[Task prompt] Each line in the material below, starting at the one with "Emit a Python" and ending at the one with "afta_z = [999, 1228, 1531]", is to be reproduced exactly; no picture is to be copied.

[Records for the task]
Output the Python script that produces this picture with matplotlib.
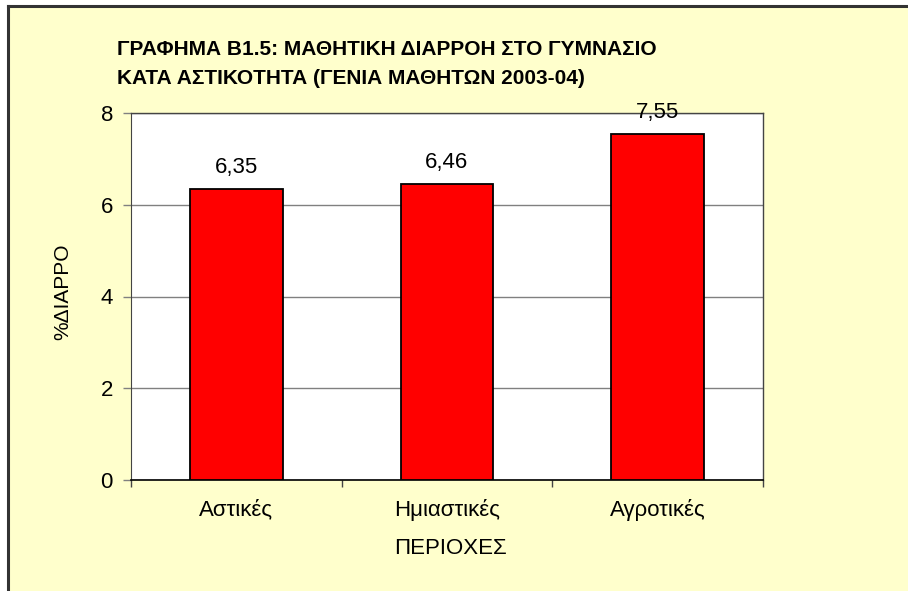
import matplotlib
matplotlib.use("Agg")
import matplotlib.pyplot as plt
from matplotlib.patches import Rectangle
from matplotlib.lines import Line2D

categories = ["Αστικές", "Ημιαστικές", "Αγροτικές"]
values = [6.35, 6.46, 7.55]
value_labels = ["6,35", "6,46", "7,55"]
title_lines = ["ΓΡΑΦΗΜΑ Β1.5: ΜΑΘΗΤΙΚΗ ΔΙΑΡΡΟΗ ΣΤΟ ΓΥΜΝΑΣΙΟ",
               "ΚΑΤΑ ΑΣΤΙΚΟΤΗΤΑ (ΓΕΝΙΑ ΜΑΘΗΤΩΝ 2003-04)"]
y_ticks = [0, 2, 4, 6, 8]
x_title = "ΠΕΡΙΟΧΕΣ"
y_title = "%ΔΙΑΡΡΟ"

plt.rcParams['font.family'] = ['Liberation Sans', 'DejaVu Sans']

W, H = 908, 591
fig = plt.figure(figsize=(W / 100, H / 100), dpi=100)
fig.patch.set_facecolor('white')

def fx(px):
    return px / W

def fy(py):
    return 1 - py / H

# chart area background with border on left/top
fig.patches.append(Rectangle((fx(8), 0), 1 - fx(8), fy(6), transform=fig.transFigure,
                             facecolor='#FFFFCC', edgecolor='none', zorder=-5))
fig.lines.append(Line2D([fx(8), fx(8)], [0, fy(6)], transform=fig.transFigure,
                        color='#333333', lw=2.2, zorder=-4))
fig.lines.append(Line2D([fx(8), 1], [fy(6), fy(6)], transform=fig.transFigure,
                        color='#333333', lw=2.2, zorder=-4))

ax = fig.add_axes([fx(131), fy(480), fx(763) - fx(131), fy(113) - fy(480)])
ax.set_zorder(2)
ax.set_facecolor('white')

x = list(range(len(categories)))
ax.bar(x, values, width=0.44, color='#FF0000', edgecolor='black', linewidth=1.3, zorder=3)

ax.set_xlim(-0.5, len(categories) - 0.5)
ax.set_ylim(0, 8)
ax.set_yticks(y_ticks)
ax.set_yticklabels([str(t) for t in y_ticks])
ax.yaxis.grid(True, color='#808080', linewidth=1.0, zorder=0)
ax.set_axisbelow(True)

FS = 16

# x ticks at category boundaries, labels at centers
ax.set_xticks([i - 0.5 for i in range(len(categories) + 1)])
ax.set_xticklabels([])
ax.set_xticks(x, minor=True)
ax.set_xticklabels(categories, minor=True)
ax.tick_params(axis='x', which='major', direction='out', length=5, width=1, color='#444444')
ax.tick_params(axis='x', which='minor', length=0, pad=14, labelsize=FS)
ax.tick_params(axis='y', direction='out', length=6, width=1, color='#808080', pad=7, labelsize=FS)

for s in ['top', 'right']:
    ax.spines[s].set_color('#444444')
    ax.spines[s].set_linewidth(1)
ax.spines['left'].set_color('#444444')
ax.spines['bottom'].set_color('black')
ax.spines['bottom'].set_linewidth(1.2)

for xi, v, lab in zip(x, values, value_labels):
    ax.annotate(lab, (xi, v), xytext=(0, 11.5), textcoords='offset points',
                ha='center', va='baseline', fontsize=FS, zorder=5, annotation_clip=False)

fig.text(fx(450), fy(548), x_title, ha='center', va='center', fontsize=FS)
fig.text(fx(63), fy(292), y_title, ha='center', va='center', rotation=90, fontsize=15)

fig.text(fx(117), fy(55), title_lines[0], ha='left', va='baseline', fontsize=15, fontweight='bold')
fig.text(fx(117), fy(84), title_lines[1], ha='left', va='baseline', fontsize=15, fontweight='bold')

fig.savefig('out.png', dpi=100, facecolor=fig.get_facecolor())
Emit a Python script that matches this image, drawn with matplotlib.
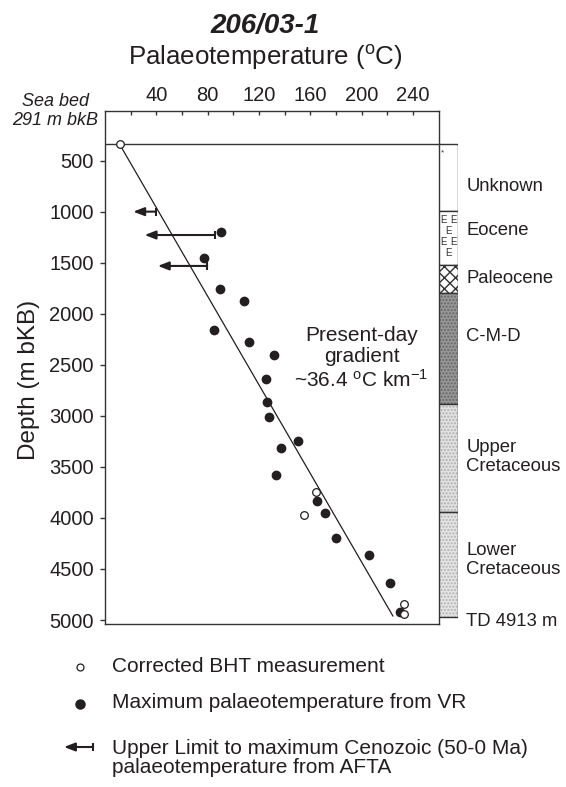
import matplotlib
matplotlib.use("Agg")
import matplotlib.pyplot as plt

plt.rcParams['font.family'] = ['Liberation Sans', 'DejaVu Sans']
plt.rcParams['mathtext.fontset'] = 'custom'
plt.rcParams['mathtext.rm'] = 'Liberation Sans'
plt.rcParams['mathtext.it'] = 'Liberation Sans:italic'

INK = '#231f20'

# ---------------- data ----------------
seabed_depth = 339
gradient_T = [11.4, 224.4]
gradient_z = [339, 4960]

bht_T = [11.4, 164.2, 154.9, 233.2, 233.2]
bht_z = [339, 3745, 3971, 4843, 4944]

vr_T = [90.8, 77.1, 89.5, 108.2, 84.8, 112.6, 131.5, 125.6, 126.4, 128.2,
        150.5, 137.3, 133.6, 165.3, 171.2, 179.8, 205.8, 222.3, 229.6]
vr_z = [1201, 1450, 1757, 1874, 2158, 2273, 2403, 2641, 2861, 3008,
        3243, 3311, 3579, 3834, 3954, 4199, 4363, 4640, 4918]

afta_limit_T = [39.5, 85.4, 79.7]
afta_arrow_T = [22.0, 30.9, 41.2]
afta_z = [999, 1228, 1531]

strat_names = ['Unknown', 'Eocene', 'Paleocene', 'C-M-D',
               'Upper\nCretaceous', 'Lower\nCretaceous']
strat_top = [339, 990, 1522, 1799, 2883, 3938]
strat_base = [990, 1522, 1799, 2883, 3938, 4967]
strat_label_z = [749, 1188, 1658, 2227, 3400, 4410]
td_label = 'TD 4913 m'
td_label_z = 5010

x_major = [40, 80, 120, 160, 200, 240]
x_minor = [20, 60, 100, 140, 180, 220]
y_ticks = [500, 1000, 1500, 2000, 2500, 3000, 3500, 4000, 4500, 5000]

# ---------------- figure ----------------
W, H = 566, 787
fig = plt.figure(figsize=(W / 100, H / 100), dpi=100)

ax = fig.add_axes([105 / W, 1 - 624 / H, 333.5 / W, 513 / H])
ax.set_xlim(0, 260)
ax.set_ylim(5039, 13)
for s in ax.spines.values():
    s.set_linewidth(1.0)
    s.set_color('#333333')

ax.xaxis.tick_top()
ax.set_xticks(x_major)
ax.set_xticks(x_minor, minor=True)
ax.tick_params(axis='x', which='both', direction='in', length=3.2, width=1.0,
               color='#333333', pad=4, labelsize=14.5, labelcolor=INK,
               top=True, bottom=False)
ax.set_yticks(y_ticks)
ax.tick_params(axis='y', direction='out', length=3.6, width=1.0, color='#333333',
               pad=4.5, labelsize=14.5, labelcolor=INK)

# seabed line
ax.axhline(seabed_depth, color='#333333', lw=1.0, zorder=2)
# gradient line
ax.plot(gradient_T, gradient_z, color=INK, lw=0.9, zorder=2)
# AFTA arrows
for tl, ta, z in zip(afta_limit_T, afta_arrow_T, afta_z):
    ax.annotate('', xy=(ta, z), xytext=(tl, z),
                arrowprops=dict(arrowstyle='-|>,head_length=0.65,head_width=0.25',
                                lw=1.5, color=INK, shrinkA=0, shrinkB=0))
    ax.plot([tl], [z], marker='|', ms=6, mew=1.5, color=INK)
# VR dots
ax.plot(vr_T, vr_z, 'o', ms=6, color=INK, mec=INK, zorder=4)
# BHT open circles
ax.plot(bht_T, bht_z, 'o', ms=5.5, mfc='white', mec=INK, mew=0.9, zorder=5)

ax.text(200, 2433, 'Present-day\ngradient\n~36.4 $^{\\rm o}$C km$^{-1}$',
        ha='center', va='center', fontsize=15, color=INK, linespacing=1.15)

# ---------------- stratigraphic column ----------------
axc = fig.add_axes([439 / W, 1 - 624 / H, 19.2 / W, 513 / H])
axc.set_xlim(0, 1)
axc.set_ylim(5039, 13)
axc.axis('off')
faces = ['white', 'white', 'white', '#979797', '#e2e2e2', '#e4e4e4']
hatches = [None, None, 'xxx', '.....', '.....', '.....']
hcolors = ['#333333', '#333333', '#333333', '#666666', '#adadad', '#b2b2b2']
heights = [b - t for t, b in zip(strat_top, strat_base)]
for t, h, fc, hc, hcol in zip(strat_top, heights, faces, hatches, hcolors):
    axc.bar(0.5, h, width=1.0, bottom=t, color=fc, edgecolor=hcol,
            lw=0, hatch=hc)
    axc.bar(0.5, h, width=1.0, bottom=t, color='none', edgecolor='#333333', lw=1.0)
# E symbols for Eocene
e_rows = [(0.22, 1085), (0.76, 1085), (0.52, 1190), (0.22, 1295), (0.76, 1295), (0.52, 1400)]
for ex, ez in e_rows:
    axc.text(ex, ez, 'E', ha='center', va='center', fontsize=7, color='#333333')
axc.text(0.2, 420, '*', ha='center', va='center', fontsize=6, color='#333333')

ytr = axc.get_yaxis_transform()
for name, z in zip(strat_names, strat_label_z):
    axc.text(1.42, z, name, transform=ytr, ha='left', va='center',
             fontsize=13.3, color=INK, linespacing=1.15, clip_on=False)
axc.text(1.42, td_label_z, td_label, transform=ytr, ha='left', va='center',
         fontsize=13.3, color=INK, clip_on=False)

# ---------------- titles ----------------
fig.text(265 / W, 1 - 33.3 / H, '206/03-1', ha='center', va='baseline',
         fontsize=20, fontweight='bold', fontstyle='italic', color=INK)
fig.text(265 / W, 1 - 65 / H, 'Palaeotemperature ($^{\\rm o}$C)', ha='center',
         va='baseline', fontsize=18.6, color=INK)
fig.text(55 / W, 1 - 111 / H, 'Sea bed\n291 m bkB', ha='center', va='center',
         fontsize=13, fontstyle='italic', color=INK, linespacing=1.1)
fig.text(29 / W, 1 - 380 / H, 'Depth (m bKB)', ha='center', va='center',
         rotation=90, fontsize=17.5, color=INK)

# ---------------- legend ----------------
lg = fig.add_axes([0, 0, 1, 1])
lg.set_xlim(0, W)
lg.set_ylim(H, 0)
lg.axis('off')
lg.plot([80], [667], 'o', ms=5.0, mfc='white', mec=INK, mew=0.9)
lg.plot([80], [704], 'o', ms=6.5, color=INK)
lg.annotate('', xy=(64, 747), xytext=(93, 747),
            arrowprops=dict(arrowstyle='-|>,head_length=0.65,head_width=0.25',
                            lw=1.5, color=INK, shrinkA=0, shrinkB=0))
lg.plot([93], [747], marker='|', ms=6, mew=1.5, color=INK)
legend_texts = ['Corrected BHT measurement',
                'Maximum palaeotemperature from VR',
                'Upper Limit to maximum Cenozoic (50-0 Ma)\npalaeotemperature from AFTA']
legend_y = [666, 703, 758]
for t, y in zip(legend_texts, legend_y):
    lg.text(112, y, t, ha='left', va='center', fontsize=15, color=INK,
            linespacing=1.05)

fig.savefig('out.png', dpi=100)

[Finished task]
Emit a Python script that matches this image, drawn with matplotlib.
import matplotlib
matplotlib.use("Agg")
import matplotlib.pyplot as plt

plt.rcParams['font.family'] = ['Liberation Sans', 'DejaVu Sans']
plt.rcParams['mathtext.fontset'] = 'custom'
plt.rcParams['mathtext.rm'] = 'Liberation Sans'
plt.rcParams['mathtext.it'] = 'Liberation Sans:italic'

INK = '#231f20'

# ---------------- data ----------------
seabed_depth = 339
gradient_T = [11.4, 224.4]
gradient_z = [339, 4960]

bht_T = [11.4, 164.2, 154.9, 233.2, 233.2]
bht_z = [339, 3745, 3971, 4843, 4944]

vr_T = [90.8, 77.1, 89.5, 108.2, 84.8, 112.6, 131.5, 125.6, 126.4, 128.2,
        150.5, 137.3, 133.6, 165.3, 171.2, 179.8, 205.8, 222.3, 229.6]
vr_z = [1201, 1450, 1757, 1874, 2158, 2273, 2403, 2641, 2861, 3008,
        3243, 3311, 3579, 3834, 3954, 4199, 4363, 4640, 4918]

afta_limit_T = [39.5, 85.4, 79.7]
afta_arrow_T = [22.0, 30.9, 41.2]
afta_z = [999, 1228, 1531]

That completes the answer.